What the exercise asks: Look through the listing below for the line containing "Recreate this image". Copy it and each line after it up to and including the line containing "marker='D', markersize=10, zorder=3)", exactly, leaving out pictures.

Plotting code records:
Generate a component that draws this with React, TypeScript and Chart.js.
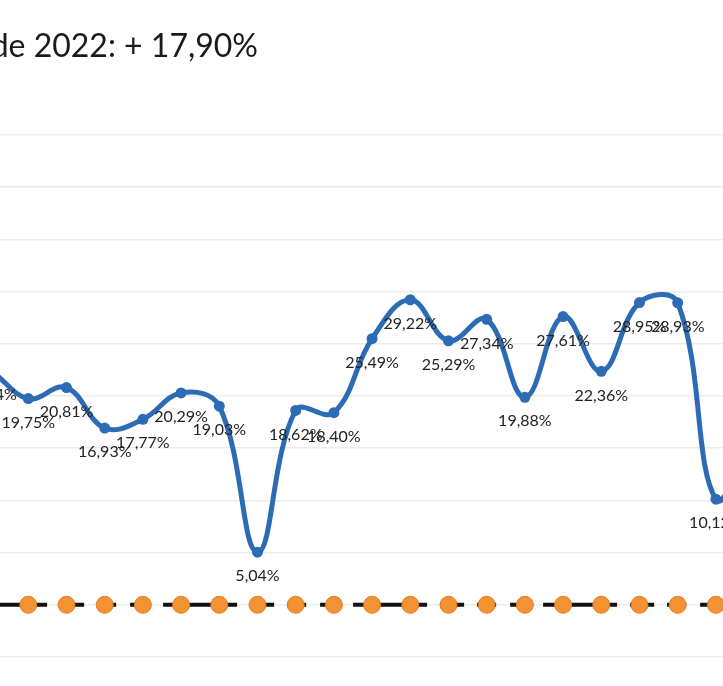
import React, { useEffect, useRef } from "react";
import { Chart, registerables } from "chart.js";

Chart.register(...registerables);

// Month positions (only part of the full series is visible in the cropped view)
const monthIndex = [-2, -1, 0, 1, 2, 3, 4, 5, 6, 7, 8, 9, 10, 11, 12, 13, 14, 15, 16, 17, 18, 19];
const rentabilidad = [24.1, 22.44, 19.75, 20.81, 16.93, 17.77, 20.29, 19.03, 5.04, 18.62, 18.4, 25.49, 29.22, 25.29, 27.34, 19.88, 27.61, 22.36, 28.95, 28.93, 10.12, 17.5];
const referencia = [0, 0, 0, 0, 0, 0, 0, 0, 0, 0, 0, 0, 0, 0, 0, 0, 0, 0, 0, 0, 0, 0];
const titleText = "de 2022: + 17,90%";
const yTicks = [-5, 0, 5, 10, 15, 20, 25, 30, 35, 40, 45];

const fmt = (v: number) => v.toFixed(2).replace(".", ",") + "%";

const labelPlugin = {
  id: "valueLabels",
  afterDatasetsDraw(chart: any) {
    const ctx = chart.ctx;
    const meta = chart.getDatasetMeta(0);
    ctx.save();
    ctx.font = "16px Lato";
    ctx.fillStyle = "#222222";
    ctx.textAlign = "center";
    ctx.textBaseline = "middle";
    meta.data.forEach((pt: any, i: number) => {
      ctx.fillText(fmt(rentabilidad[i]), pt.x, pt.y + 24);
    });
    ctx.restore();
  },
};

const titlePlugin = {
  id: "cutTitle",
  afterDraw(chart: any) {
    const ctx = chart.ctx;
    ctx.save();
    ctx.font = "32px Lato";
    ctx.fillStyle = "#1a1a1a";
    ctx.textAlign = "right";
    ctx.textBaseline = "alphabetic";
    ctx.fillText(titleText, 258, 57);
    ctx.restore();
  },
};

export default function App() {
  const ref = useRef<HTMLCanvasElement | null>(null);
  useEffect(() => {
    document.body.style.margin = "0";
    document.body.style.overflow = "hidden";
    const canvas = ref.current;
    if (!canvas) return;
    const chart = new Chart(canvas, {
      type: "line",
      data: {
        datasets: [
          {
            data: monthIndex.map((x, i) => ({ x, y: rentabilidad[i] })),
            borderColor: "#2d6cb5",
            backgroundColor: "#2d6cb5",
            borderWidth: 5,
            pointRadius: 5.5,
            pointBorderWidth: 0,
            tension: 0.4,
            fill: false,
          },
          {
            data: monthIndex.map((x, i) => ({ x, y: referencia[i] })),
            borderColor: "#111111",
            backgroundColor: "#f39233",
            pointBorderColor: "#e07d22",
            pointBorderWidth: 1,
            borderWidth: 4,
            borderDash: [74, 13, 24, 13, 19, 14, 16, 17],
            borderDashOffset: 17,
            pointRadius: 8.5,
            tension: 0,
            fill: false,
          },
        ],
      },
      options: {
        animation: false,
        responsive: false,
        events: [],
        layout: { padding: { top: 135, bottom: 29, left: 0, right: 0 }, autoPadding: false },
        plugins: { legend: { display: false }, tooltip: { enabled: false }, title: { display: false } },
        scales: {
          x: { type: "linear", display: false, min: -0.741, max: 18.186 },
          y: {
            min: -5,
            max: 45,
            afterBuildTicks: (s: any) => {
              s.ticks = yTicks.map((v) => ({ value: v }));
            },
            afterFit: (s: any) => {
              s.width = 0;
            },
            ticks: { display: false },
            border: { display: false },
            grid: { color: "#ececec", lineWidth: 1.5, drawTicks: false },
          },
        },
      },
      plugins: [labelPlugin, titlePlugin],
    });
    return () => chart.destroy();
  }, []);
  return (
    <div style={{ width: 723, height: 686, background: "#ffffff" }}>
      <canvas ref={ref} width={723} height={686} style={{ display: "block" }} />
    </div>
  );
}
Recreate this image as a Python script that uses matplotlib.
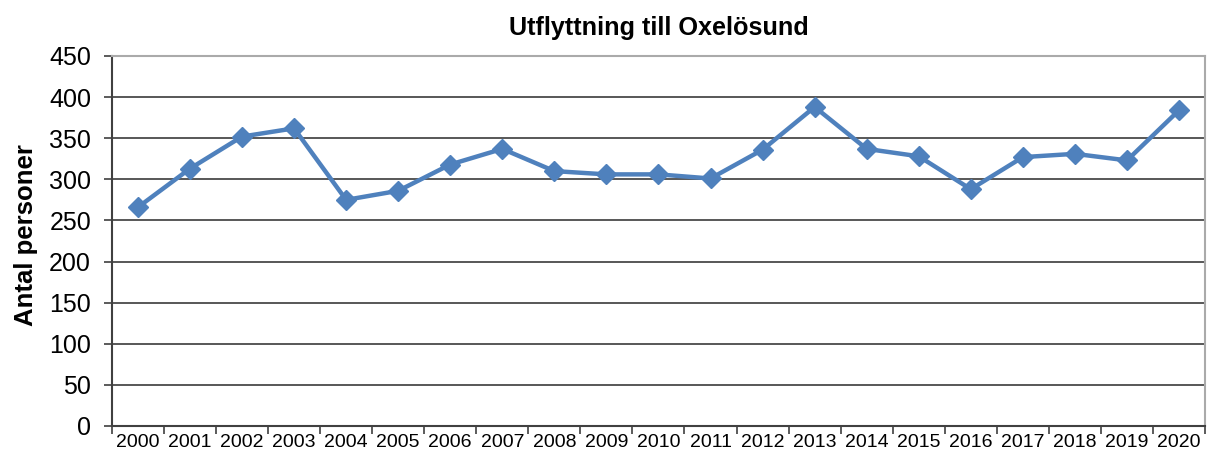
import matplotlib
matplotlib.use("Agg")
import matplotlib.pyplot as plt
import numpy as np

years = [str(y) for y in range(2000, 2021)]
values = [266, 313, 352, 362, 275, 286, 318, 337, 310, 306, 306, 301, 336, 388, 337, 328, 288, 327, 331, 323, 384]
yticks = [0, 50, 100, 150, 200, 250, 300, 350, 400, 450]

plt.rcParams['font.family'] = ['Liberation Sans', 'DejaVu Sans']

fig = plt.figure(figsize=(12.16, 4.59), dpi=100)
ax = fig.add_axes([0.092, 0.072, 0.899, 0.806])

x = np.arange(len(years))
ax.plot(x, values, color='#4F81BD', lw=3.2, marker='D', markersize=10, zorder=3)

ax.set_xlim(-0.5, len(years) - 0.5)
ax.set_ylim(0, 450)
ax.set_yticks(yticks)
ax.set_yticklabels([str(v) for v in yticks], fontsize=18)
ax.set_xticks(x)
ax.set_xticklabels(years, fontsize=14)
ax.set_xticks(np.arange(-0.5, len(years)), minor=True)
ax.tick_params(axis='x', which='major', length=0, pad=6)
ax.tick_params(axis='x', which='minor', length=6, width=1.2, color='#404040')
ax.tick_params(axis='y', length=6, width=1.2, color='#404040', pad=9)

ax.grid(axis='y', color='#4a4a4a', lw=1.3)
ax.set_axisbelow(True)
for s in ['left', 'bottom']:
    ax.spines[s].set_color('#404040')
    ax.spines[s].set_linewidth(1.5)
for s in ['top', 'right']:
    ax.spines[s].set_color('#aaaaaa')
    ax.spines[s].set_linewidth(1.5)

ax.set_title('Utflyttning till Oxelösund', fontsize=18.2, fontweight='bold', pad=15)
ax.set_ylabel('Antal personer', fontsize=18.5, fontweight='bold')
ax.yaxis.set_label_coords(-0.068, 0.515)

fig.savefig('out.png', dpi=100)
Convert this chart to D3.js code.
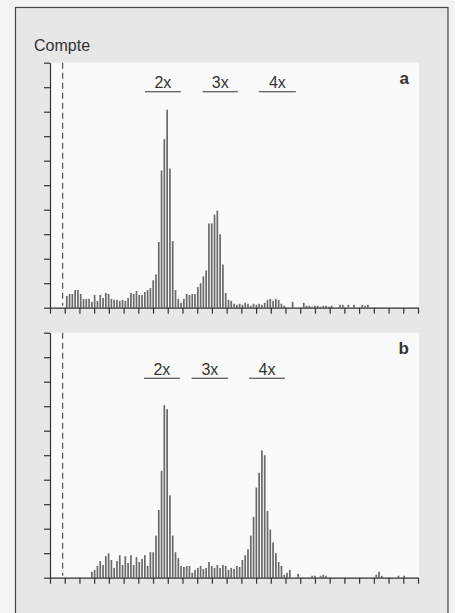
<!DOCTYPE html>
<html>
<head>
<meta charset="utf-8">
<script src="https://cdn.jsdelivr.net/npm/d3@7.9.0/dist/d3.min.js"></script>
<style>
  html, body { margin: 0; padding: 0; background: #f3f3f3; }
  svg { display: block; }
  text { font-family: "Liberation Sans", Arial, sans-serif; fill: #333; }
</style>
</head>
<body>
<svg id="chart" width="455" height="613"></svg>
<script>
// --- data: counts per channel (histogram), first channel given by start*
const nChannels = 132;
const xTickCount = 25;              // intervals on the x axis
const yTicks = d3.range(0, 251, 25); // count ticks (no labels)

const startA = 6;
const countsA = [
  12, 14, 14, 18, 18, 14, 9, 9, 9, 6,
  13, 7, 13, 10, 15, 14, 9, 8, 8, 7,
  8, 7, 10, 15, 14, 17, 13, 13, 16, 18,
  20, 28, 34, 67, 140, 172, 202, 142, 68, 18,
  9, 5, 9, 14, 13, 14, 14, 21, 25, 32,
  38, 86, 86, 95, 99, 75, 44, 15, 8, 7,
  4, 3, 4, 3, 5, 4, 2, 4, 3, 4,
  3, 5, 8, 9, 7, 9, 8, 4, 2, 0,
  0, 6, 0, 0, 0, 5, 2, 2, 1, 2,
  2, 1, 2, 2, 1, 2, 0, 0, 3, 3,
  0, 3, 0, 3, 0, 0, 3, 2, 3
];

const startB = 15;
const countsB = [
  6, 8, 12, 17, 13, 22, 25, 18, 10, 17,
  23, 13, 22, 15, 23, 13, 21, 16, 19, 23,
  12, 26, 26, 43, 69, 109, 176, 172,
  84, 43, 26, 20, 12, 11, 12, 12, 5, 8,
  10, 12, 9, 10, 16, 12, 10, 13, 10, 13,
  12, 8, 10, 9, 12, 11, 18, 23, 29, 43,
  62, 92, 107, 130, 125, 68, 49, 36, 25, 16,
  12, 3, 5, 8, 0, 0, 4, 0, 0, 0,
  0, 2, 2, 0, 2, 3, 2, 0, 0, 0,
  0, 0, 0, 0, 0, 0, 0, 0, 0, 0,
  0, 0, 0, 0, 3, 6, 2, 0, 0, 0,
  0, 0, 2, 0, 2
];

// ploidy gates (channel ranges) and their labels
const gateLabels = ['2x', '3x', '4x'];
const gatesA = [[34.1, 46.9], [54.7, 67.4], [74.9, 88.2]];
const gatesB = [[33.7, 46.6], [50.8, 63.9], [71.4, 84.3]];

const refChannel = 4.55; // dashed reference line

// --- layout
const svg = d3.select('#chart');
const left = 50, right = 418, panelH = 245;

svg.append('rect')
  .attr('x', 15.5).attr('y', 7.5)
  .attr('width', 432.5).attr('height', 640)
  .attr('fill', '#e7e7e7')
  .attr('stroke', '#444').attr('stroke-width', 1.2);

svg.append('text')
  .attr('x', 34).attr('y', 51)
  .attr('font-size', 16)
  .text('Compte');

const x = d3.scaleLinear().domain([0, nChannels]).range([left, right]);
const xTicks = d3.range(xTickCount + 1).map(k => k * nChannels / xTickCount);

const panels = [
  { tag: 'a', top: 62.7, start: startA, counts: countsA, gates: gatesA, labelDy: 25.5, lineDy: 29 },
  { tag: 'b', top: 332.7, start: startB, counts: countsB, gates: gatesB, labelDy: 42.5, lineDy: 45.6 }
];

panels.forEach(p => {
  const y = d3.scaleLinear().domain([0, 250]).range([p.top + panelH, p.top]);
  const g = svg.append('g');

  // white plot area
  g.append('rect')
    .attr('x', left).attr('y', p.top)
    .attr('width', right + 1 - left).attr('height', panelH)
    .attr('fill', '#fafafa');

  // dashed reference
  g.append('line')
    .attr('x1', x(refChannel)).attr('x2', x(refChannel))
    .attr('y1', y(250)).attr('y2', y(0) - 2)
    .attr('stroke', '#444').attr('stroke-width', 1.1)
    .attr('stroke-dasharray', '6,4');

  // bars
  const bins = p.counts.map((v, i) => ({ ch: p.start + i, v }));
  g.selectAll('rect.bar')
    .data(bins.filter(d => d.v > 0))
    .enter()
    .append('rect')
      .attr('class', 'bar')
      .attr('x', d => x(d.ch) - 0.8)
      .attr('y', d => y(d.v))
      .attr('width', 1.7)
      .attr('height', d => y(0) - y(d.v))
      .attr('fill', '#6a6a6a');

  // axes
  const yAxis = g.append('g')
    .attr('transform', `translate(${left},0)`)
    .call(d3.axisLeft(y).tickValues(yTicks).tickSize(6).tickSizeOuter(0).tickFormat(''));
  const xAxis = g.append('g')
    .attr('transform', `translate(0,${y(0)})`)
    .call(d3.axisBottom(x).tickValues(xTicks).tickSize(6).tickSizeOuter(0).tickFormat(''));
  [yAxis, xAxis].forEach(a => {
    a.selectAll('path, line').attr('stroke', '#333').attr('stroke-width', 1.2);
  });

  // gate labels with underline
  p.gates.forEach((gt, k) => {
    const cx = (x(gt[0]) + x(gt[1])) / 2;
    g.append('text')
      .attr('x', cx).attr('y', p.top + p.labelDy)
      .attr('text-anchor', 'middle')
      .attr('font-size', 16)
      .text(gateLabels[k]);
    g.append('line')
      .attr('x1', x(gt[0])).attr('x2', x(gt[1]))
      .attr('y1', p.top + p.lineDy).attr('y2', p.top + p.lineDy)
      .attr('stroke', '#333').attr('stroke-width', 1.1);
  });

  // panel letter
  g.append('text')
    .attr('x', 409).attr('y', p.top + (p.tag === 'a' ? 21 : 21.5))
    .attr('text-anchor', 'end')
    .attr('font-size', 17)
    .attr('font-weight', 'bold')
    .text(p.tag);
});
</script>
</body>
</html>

Response to the task:
Recreate this image as a Python script that uses matplotlib.
import matplotlib
matplotlib.use("Agg")
import matplotlib.pyplot as plt
import numpy as np

years = [str(y) for y in range(2000, 2021)]
values = [266, 313, 352, 362, 275, 286, 318, 337, 310, 306, 306, 301, 336, 388, 337, 328, 288, 327, 331, 323, 384]
yticks = [0, 50, 100, 150, 200, 250, 300, 350, 400, 450]

plt.rcParams['font.family'] = ['Liberation Sans', 'DejaVu Sans']

fig = plt.figure(figsize=(12.16, 4.59), dpi=100)
ax = fig.add_axes([0.092, 0.072, 0.899, 0.806])

x = np.arange(len(years))
ax.plot(x, values, color='#4F81BD', lw=3.2, marker='D', markersize=10, zorder=3)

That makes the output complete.